Virginia Attorney General Mark Herring is suing Newport News landlord David Merryman, alleging "horrific treatment" of renters in a first-of-its-kind case.

NEWPORT NEWS, Va. — Editor's Note: This story contains offensive language.

The Virginia Attorney Generals' Office is suing a Newport News landlord for systemic housing discrimination, alleging “horrific treatment” of tenants.

The lawsuit, filed in Newport News Circuit Court, alleges landlord David Merryman repeatedly threatened his tenants, called them racial slurs and refused to do important repairs.

Joseph Robertson, who lives at a home owned by Merryman in south Newport News, told 13News Now that Merryman threatened to spit on him.

"He's called me a n------ a few times," Robertson. "Different threats, different racial slurs, one thing after another you know. It's always something with him."
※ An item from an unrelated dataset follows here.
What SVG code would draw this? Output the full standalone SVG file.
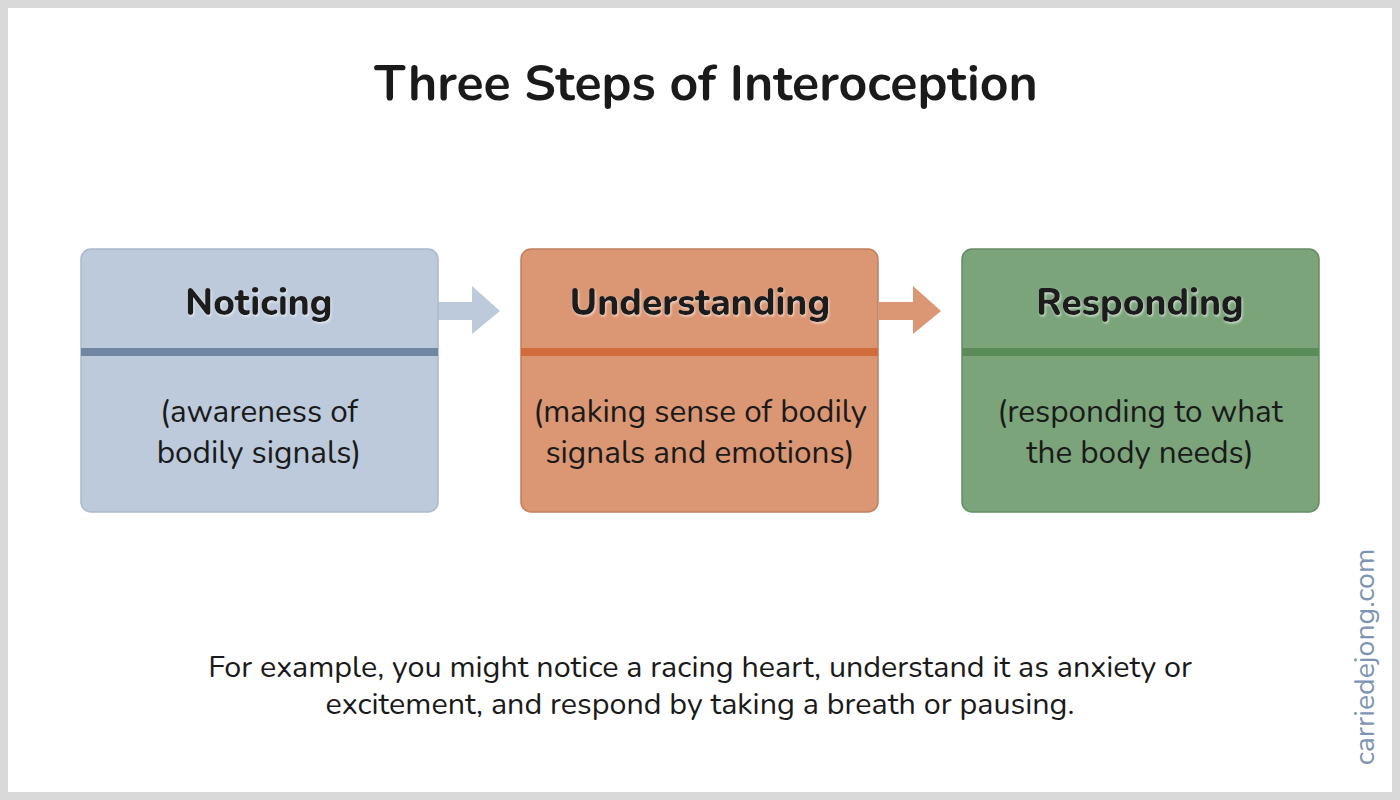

Robertson, one of at least nine tenants who are summoned to court by Merryman for an eviction hearing on Monday, said Merryman has refused to fix the stove or provide heating for the house Robertson lives in.

"More people need to know how he really is and how he [treats] his tenants," Robertson said. "He's a little behind the times, I guess, need to catch up with the real world."

Merryman owns dozens of properties across Newport News, according to title and deed records. As part of a statement, Herring said Merryman owns "at least 36 residential properties" in Newport News and dozens of others throughout the region.

The lawsuit is the first pattern or practice systemic housing discrimination suit filed by the Attorney General's Office under the Virginia Fair Housing Law.

Herring is seeking $8 million in compensation for tenants, alleging that Merryman rented "uninhabitable" properties to them.

The lawsuit also claims Merryman threatened the lives of a Black female tenant and her minor children, leading to a protective order, and that Merryman told Black renters they should “go back to Africa.” 

Merryman and his attorney did not respond to voicemails requesting comment Friday. 

"He's done this to too many people, it was bound to catch up to him," Robertson said.